Vilsack, King launch summer meal program

Vilsack, King launch summer meal program

In 2015, more than 190 million meals were served at more than 66,000 sites.

Agriculture Secretary Tom Vilsack and Education Secretary John B. King, Jr., Virginia Congressman and Ranking Member of the House Committee on Education and the Workforce Robert C. "Bobby" Scott, Virginia First Lady Dorothy McAuliffe and Virginia's Secretary of Education Anne Holton celebrated the start of the summer meals program at Robert E. Lee Elementary School in Petersburg, Virginia, on June 7.

What is the summer meals program?

During the school year, about 22 million students rely on the free and reduced-price meals from the National School Lunch Program. (Photo: Michael Flippo/Thinkstock)

During the school year, about 22 million students rely on the free and reduced-price meals from the National School Lunch Program, said King during a conference call. When school is out for the summer, many of those students may not have access to nutritious meals. The summer meal program is partnering with the Department of Education and Department of Labor to promote the Summer Opportunity Project, a White House initiative to expand opportunities for youth and provide a safe place for students to gather and be active during summer months.

"While many students look forward to the end of the school year and summer enrichment opportunities, for far too many students, summer means hunger," King said.

How many students utilize the summer meals program?

In 2015, more than 190 million meals were served at more than 66,000 sites, Vilsack said. The goal is to grow the number of meals and locations where meals are served. About 3.8 million students participated.

"We're proud to have served more than 1.2 billion meals through the summer meals programs during our administration -- fueling kids and teens to be physically active, take advantage of summer enrichment opportunities, and thrive throughout the summer and when they return to school in the fall," Vilsack said.

Who can host a site?

King asked communities to join in the program. He asked districts to open their schools to the summer meal program and to share information with families about where to access summer meal programs. Libraries, community centers and churches are other host sites.

Why is the program important?

Not only is nutrition important to raising healthy kids, providing a place to gather with activities helps prevent the summer slide, McAuliffe said. The summer slide is a loss of academic growth over the summer months. In Virginia, they have increased the number of summer host sites and they are working to find more.

"In Virginia, about 87% of students who rely on free or reduced price school meals miss out on summer meal programs each day," McAuliffe said. "We can and must do more to increase participation in these programs and connect more kids with the healthy food they need to be successful."

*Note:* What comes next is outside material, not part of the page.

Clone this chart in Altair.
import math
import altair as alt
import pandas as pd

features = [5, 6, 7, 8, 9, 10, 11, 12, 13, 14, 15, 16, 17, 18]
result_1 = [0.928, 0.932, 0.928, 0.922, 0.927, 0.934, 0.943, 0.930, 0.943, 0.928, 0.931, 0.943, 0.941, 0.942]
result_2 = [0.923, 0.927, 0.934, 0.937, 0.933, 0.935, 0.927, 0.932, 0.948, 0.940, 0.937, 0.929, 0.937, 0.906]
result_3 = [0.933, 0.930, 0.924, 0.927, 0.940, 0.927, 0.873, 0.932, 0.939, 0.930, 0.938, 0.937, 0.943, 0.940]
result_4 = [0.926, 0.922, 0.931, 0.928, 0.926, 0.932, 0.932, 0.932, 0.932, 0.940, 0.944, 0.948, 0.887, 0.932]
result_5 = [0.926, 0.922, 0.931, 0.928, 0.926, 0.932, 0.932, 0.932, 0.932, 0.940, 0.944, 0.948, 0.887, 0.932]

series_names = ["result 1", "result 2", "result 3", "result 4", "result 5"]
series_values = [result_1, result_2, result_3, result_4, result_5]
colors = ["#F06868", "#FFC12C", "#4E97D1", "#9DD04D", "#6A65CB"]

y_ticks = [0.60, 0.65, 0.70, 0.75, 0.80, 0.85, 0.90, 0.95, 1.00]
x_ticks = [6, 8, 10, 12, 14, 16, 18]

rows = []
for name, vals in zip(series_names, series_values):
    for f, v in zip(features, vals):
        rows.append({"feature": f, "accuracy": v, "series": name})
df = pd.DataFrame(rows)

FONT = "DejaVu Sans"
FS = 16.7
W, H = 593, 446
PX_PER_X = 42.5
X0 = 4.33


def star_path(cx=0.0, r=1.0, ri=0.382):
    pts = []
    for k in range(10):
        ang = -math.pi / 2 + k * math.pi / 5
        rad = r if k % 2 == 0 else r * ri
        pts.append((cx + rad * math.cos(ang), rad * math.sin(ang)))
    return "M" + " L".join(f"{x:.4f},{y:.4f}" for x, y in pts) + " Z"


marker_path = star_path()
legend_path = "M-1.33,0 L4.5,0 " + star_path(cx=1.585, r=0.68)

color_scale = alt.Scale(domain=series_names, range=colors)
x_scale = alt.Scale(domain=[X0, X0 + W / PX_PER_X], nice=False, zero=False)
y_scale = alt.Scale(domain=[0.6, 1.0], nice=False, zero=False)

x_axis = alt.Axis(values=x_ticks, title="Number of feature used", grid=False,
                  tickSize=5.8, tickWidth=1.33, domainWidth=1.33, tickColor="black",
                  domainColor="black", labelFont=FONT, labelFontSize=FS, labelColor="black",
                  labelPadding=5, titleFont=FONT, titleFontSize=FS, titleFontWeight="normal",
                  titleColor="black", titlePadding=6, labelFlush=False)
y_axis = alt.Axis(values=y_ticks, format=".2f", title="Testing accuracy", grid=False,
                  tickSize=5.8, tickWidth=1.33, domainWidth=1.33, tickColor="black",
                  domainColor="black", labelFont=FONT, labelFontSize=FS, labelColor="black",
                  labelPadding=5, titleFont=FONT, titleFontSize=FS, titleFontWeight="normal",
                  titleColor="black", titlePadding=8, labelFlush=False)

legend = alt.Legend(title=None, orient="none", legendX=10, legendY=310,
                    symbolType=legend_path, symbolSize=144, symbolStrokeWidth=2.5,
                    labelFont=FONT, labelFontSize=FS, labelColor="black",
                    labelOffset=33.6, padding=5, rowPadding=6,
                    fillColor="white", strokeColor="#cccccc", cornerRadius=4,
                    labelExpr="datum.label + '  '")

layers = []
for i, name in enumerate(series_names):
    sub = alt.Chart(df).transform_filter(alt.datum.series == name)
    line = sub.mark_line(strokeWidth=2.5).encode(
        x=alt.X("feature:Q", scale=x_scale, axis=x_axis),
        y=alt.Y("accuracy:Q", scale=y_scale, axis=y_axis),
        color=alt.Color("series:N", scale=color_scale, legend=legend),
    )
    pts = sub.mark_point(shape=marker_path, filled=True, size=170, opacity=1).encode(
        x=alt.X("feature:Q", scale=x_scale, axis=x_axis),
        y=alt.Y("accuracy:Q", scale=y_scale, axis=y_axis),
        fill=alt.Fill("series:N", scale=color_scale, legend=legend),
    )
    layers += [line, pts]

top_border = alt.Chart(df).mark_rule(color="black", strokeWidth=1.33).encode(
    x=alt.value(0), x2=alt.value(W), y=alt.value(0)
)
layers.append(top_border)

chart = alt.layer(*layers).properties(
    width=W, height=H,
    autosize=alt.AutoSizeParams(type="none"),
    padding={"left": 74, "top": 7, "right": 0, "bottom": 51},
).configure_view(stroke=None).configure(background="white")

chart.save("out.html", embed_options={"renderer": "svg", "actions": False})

Vilsack, King launch summer meal program

Agriculture Secretary Tom Vilsack serves breakfast to students at Robert E. Lee Elementary in Petersburg, Virginia, on June 7, 2016. Secretary Vilsack was at the school for the kick off of USDA's Summer Food Program. (Photo: USDA photo/Eric Peters)

How do you locate a summer meal site?

USDA's Summer Meal Site Finder makes it easy for families to locate their nearest summer meals sites through a free, web-based application that features an easily-searchable map. Families can also identify nearby sites by calling 1-866-348-6479 (English) or 1-877-842-6273 (Spanish) or using a text service operated by a USDA partner by texting FOOD (English) or COMIDA (Spanish) to 877-877.